[BEGIN]

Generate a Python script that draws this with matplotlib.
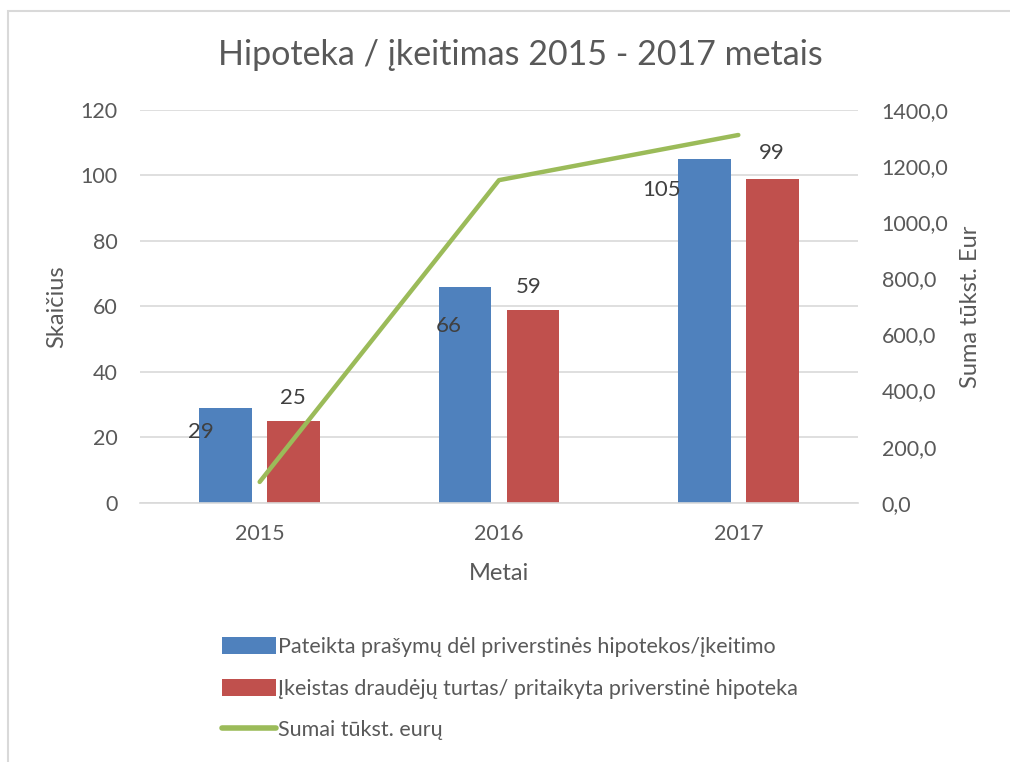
import matplotlib
matplotlib.use('Agg')
import matplotlib.pyplot as plt
import numpy as np
from matplotlib.patches import Rectangle

plt.rcParams['font.family'] = ['Lato', 'DejaVu Sans']

# Data
years = ['2015', '2016', '2017']
submitted = [29, 66, 105]          # Pateikta prašymų
pledged = [25, 59, 99]             # Įkeistas draudėjų turtas
sums = [74, 1150, 1311]            # Sumai tūkst. eurų

# Manually placed data labels (offset from category centre, y value on left axis)
sub_lbl_pos = [(-0.245, 21.5), (-0.21, 54), (-0.32, 95.5)]
pl_lbl_pos = [(0.14, 32), (0.125, 66), (0.14, 107)]

blue = '#4F81BD'
red = '#C0504D'
green = '#9BBB59'
txt = '#595959'
grid = '#D9D9D9'

fig = plt.figure(figsize=(10.1, 7.62), dpi=100)
ax = fig.add_axes([0.1386, 0.3403, 0.7109, 0.5153])
ax2 = ax.twinx()

x = np.arange(len(years))
w = 0.22
off = 0.1417
b1 = ax.bar(x - off, submitted, w, color=blue, zorder=2,
            label='Pateikta prašymų dėl priverstinės hipotekos/įkeitimo')
b2 = ax.bar(x + off, pledged, w, color=red, zorder=2,
            label='Įkeistas draudėjų turtas/ pritaikyta priverstinė hipoteka')

for i in range(len(years)):
    ax.text(x[i] + sub_lbl_pos[i][0], sub_lbl_pos[i][1], str(submitted[i]),
            ha='center', va='center', fontsize=16, color='#404040', zorder=5)
    ax.text(x[i] + pl_lbl_pos[i][0], pl_lbl_pos[i][1], str(pledged[i]),
            ha='center', va='center', fontsize=16, color='#404040', zorder=5)

ln, = ax2.plot(x, sums, color=green, lw=3.2, solid_capstyle='round',
               label='Sumai tūkst. eurų', zorder=3)

ax.set_xlim(-0.5, 2.5)
ax.set_ylim(0, 120)
ax.set_yticks(range(0, 121, 20))
ax2.set_ylim(0, 1400)
ax2.set_yticks(range(0, 1401, 200))
ax2.set_yticklabels([f'{v},0' for v in range(0, 1401, 200)])

ax.set_xticks(x)
ax.set_xticklabels(years)
ax.yaxis.grid(True, color=grid, lw=1.2, zorder=0)
ax.set_axisbelow(True)

for a in (ax, ax2):
    for s in a.spines.values():
        s.set_visible(False)
    a.tick_params(length=0, labelsize=15.5, colors=txt)
ax.spines['bottom'].set_visible(True)
ax.spines['bottom'].set_color(grid)
ax.spines['bottom'].set_linewidth(1.2)
ax.tick_params(axis='y', pad=16)
ax.tick_params(axis='x', pad=15)
ax2.tick_params(axis='y', pad=17)

# line drawn above the bars
ax2.set_zorder(ax.get_zorder() + 1)
ax2.patch.set_visible(False)

ax.set_xlabel('Metai', fontsize=17, color=txt, labelpad=14)
ax.set_ylabel('Skaičius', fontsize=17, color=txt, labelpad=10)
ax2.set_ylabel('Suma tūkst. Eur', fontsize=17, color=txt, labelpad=8)

fig.text(0.5155, 0.928, 'Hipoteka / įkeitimas 2015 - 2017 metais', ha='center',
         va='center', fontsize=24.5, color=txt)

leg = fig.legend(handles=[b1, b2, ln], loc='upper left', bbox_to_anchor=(0.209, 0.178),
                 frameon=False, fontsize=15.5, labelcolor=txt, handlelength=2.5,
                 handleheight=0.85, handletextpad=0.1, labelspacing=1.0, borderpad=0)
leg.get_lines()[0].set_linewidth(4)

# chart border (top and left visible)
fig.patches.append(Rectangle((8 / 1010, -0.05), 1.2, 1 - 11 / 762 + 0.05,
                             transform=fig.transFigure, fill=False,
                             edgecolor=grid, lw=1.5))

fig.savefig('out.png', dpi=100)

[END]

Repeat the listing above exactly, with no pictures.

Generate a Python script that draws this with matplotlib.
import matplotlib
matplotlib.use('Agg')
import matplotlib.pyplot as plt
import numpy as np
from matplotlib.patches import Rectangle

plt.rcParams['font.family'] = ['Lato', 'DejaVu Sans']

# Data
years = ['2015', '2016', '2017']
submitted = [29, 66, 105]          # Pateikta prašymų
pledged = [25, 59, 99]             # Įkeistas draudėjų turtas
sums = [74, 1150, 1311]            # Sumai tūkst. eurų

# Manually placed data labels (offset from category centre, y value on left axis)
sub_lbl_pos = [(-0.245, 21.5), (-0.21, 54), (-0.32, 95.5)]
pl_lbl_pos = [(0.14, 32), (0.125, 66), (0.14, 107)]

blue = '#4F81BD'
red = '#C0504D'
green = '#9BBB59'
txt = '#595959'
grid = '#D9D9D9'

fig = plt.figure(figsize=(10.1, 7.62), dpi=100)
ax = fig.add_axes([0.1386, 0.3403, 0.7109, 0.5153])
ax2 = ax.twinx()

x = np.arange(len(years))
w = 0.22
off = 0.1417
b1 = ax.bar(x - off, submitted, w, color=blue, zorder=2,
            label='Pateikta prašymų dėl priverstinės hipotekos/įkeitimo')
b2 = ax.bar(x + off, pledged, w, color=red, zorder=2,
            label='Įkeistas draudėjų turtas/ pritaikyta priverstinė hipoteka')

for i in range(len(years)):
    ax.text(x[i] + sub_lbl_pos[i][0], sub_lbl_pos[i][1], str(submitted[i]),
            ha='center', va='center', fontsize=16, color='#404040', zorder=5)
    ax.text(x[i] + pl_lbl_pos[i][0], pl_lbl_pos[i][1], str(pledged[i]),
            ha='center', va='center', fontsize=16, color='#404040', zorder=5)

ln, = ax2.plot(x, sums, color=green, lw=3.2, solid_capstyle='round',
               label='Sumai tūkst. eurų', zorder=3)

ax.set_xlim(-0.5, 2.5)
ax.set_ylim(0, 120)
ax.set_yticks(range(0, 121, 20))
ax2.set_ylim(0, 1400)
ax2.set_yticks(range(0, 1401, 200))
ax2.set_yticklabels([f'{v},0' for v in range(0, 1401, 200)])

ax.set_xticks(x)
ax.set_xticklabels(years)
ax.yaxis.grid(True, color=grid, lw=1.2, zorder=0)
ax.set_axisbelow(True)

for a in (ax, ax2):
    for s in a.spines.values():
        s.set_visible(False)
    a.tick_params(length=0, labelsize=15.5, colors=txt)
ax.spines['bottom'].set_visible(True)
ax.spines['bottom'].set_color(grid)
ax.spines['bottom'].set_linewidth(1.2)
ax.tick_params(axis='y', pad=16)
ax.tick_params(axis='x', pad=15)
ax2.tick_params(axis='y', pad=17)

# line drawn above the bars
ax2.set_zorder(ax.get_zorder() + 1)
ax2.patch.set_visible(False)

ax.set_xlabel('Metai', fontsize=17, color=txt, labelpad=14)
ax.set_ylabel('Skaičius', fontsize=17, color=txt, labelpad=10)
ax2.set_ylabel('Suma tūkst. Eur', fontsize=17, color=txt, labelpad=8)

fig.text(0.5155, 0.928, 'Hipoteka / įkeitimas 2015 - 2017 metais', ha='center',
         va='center', fontsize=24.5, color=txt)

leg = fig.legend(handles=[b1, b2, ln], loc='upper left', bbox_to_anchor=(0.209, 0.178),
                 frameon=False, fontsize=15.5, labelcolor=txt, handlelength=2.5,
                 handleheight=0.85, handletextpad=0.1, labelspacing=1.0, borderpad=0)
leg.get_lines()[0].set_linewidth(4)

# chart border (top and left visible)
fig.patches.append(Rectangle((8 / 1010, -0.05), 1.2, 1 - 11 / 762 + 0.05,
                             transform=fig.transFigure, fill=False,
                             edgecolor=grid, lw=1.5))

fig.savefig('out.png', dpi=100)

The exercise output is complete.